Hey, you wouldn't stand up straight either if you lived in a constant state of spring break.
The Ridiculous Failure:
As you can see, the skyline of Santos looks like it's tragically overdue for a trip to the orthodontist. In total, almost 100 buildings are teetering as a result of a combination of location and engineers who seemingly got their fancy degrees via mail order. Before specific laws were put into place in the late '60s, these buildings were erected on foundations only 15 feet deep, or about one-third of the depth required to prevent them from stammering on and on about how they're sorry, baby, this never happens.
They're all failing their erectness exams, because under those foundations lies a huge amount of unstable soft clay that's even unstabler when you go and throw a shit-ton of buildings on top of it and right next to each other. It's like asking a toddler to spot you at the gym -- while it makes for a few good belly laughs, eventually somebody's going to end up with a powdered sternum.
When buildings do the hokey pokey, running for your life is what it's all about.
Perhaps the most ludicrous part is that people still live in these things, even though they presumably have to Velcro themselves onto the couch every time they want to take a nap. Local experts claim that there's no danger of a Rube Goldbergesque chain reaction that would result in citywide destruction, but it's entirely possible that they just don't want to give Hollywood any ideas about turning the game of dominoes into the next big summer flop-buster.
So far, only one especially skewed building has been corrected ...
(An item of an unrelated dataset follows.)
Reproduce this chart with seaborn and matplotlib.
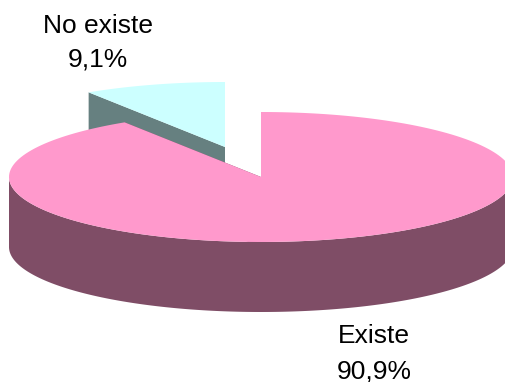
import numpy as np
import matplotlib
matplotlib.use("Agg")
import matplotlib.pyplot as plt
import seaborn as sns

categories = ["No existe", "Existe"]
value_labels = ["9,1%", "90,9%"]
values = [9.1, 90.9]

TOP = ["#CCFFFF", "#FF99CC"]
WALL = ["#668080", "#7F4D66"]
sns.set_theme(style="white")
plt.rcParams["font.family"] = ["Liberation Sans", "DejaVu Sans"]

fig = plt.figure(figsize=(5.05, 3.82), dpi=100)
ax = fig.add_axes([0, 0, 1, 1])
ax.set_xlim(0, 505)
ax.set_ylim(382, 0)
ax.axis("off")

RX, RY, DEPTH = 252, 65, 70
fracs = np.array(values) / sum(values)
sweep = fracs * 2 * np.pi


def rim(cx, cy, a0, a1, n=200):
    t = np.linspace(a0, a1, n)
    return cx + RX * np.sin(t), cy - RY * np.cos(t)


def draw_slice(cx, cy, a0, a1, top, wall, z):
    # radial side faces
    for a in (a0, a1):
        x, y = rim(cx, cy, a, a, 1)
        ax.fill([cx, x[0], x[0], cx], [cy, y[0], y[0] + DEPTH, cy + DEPTH],
                color=wall, lw=0, zorder=z)
    # outer wall, visible on the front half only
    lo, hi = max(a0, np.pi / 2), min(a1, 3 * np.pi / 2)
    if hi > lo:
        x, y = rim(cx, cy, lo, hi)
        ax.fill(np.r_[x, x[::-1]], np.r_[y, (y + DEPTH)[::-1]],
                color=wall, lw=0, zorder=z)
    # top surface
    x, y = rim(cx, cy, a0, a1)
    ax.fill(np.r_[cx, x], np.r_[cy, y], color=top, lw=0, zorder=z + 1)


# small slice sits behind, pulled out of the pie
draw_slice(225, 147, 2 * np.pi - sweep[0], 2 * np.pi, TOP[0], WALL[0], 2)
draw_slice(261, 177, 0, sweep[1], TOP[1], WALL[1], 4)

for name, lab, xc, y1, y2 in zip(categories, value_labels, (98, 374), (26, 336), (59, 371)):
    ax.text(xc, y1, name, ha="center", va="center", fontsize=19, color="black", zorder=6)
    ax.text(xc, y2, lab, ha="center", va="center", fontsize=19, color="black", zorder=6)

fig.savefig("out.png", dpi=100, facecolor="white")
... and repairing it cost about half a million in U.S. dollars, which means there are about half a million reasons that no one else has bothered to straighten out the other towers. And speaking of dollars, even enthusiastic assurances that the buildings won't fall haven't stopped their real estate values from plummeting. You can buy one of these fixer-uppers for as little as $30,000, a ridiculous bargain if you're looking to snatch yourself up a vacation home to relive your college spring break memories. After enough beers, it might even look straight again.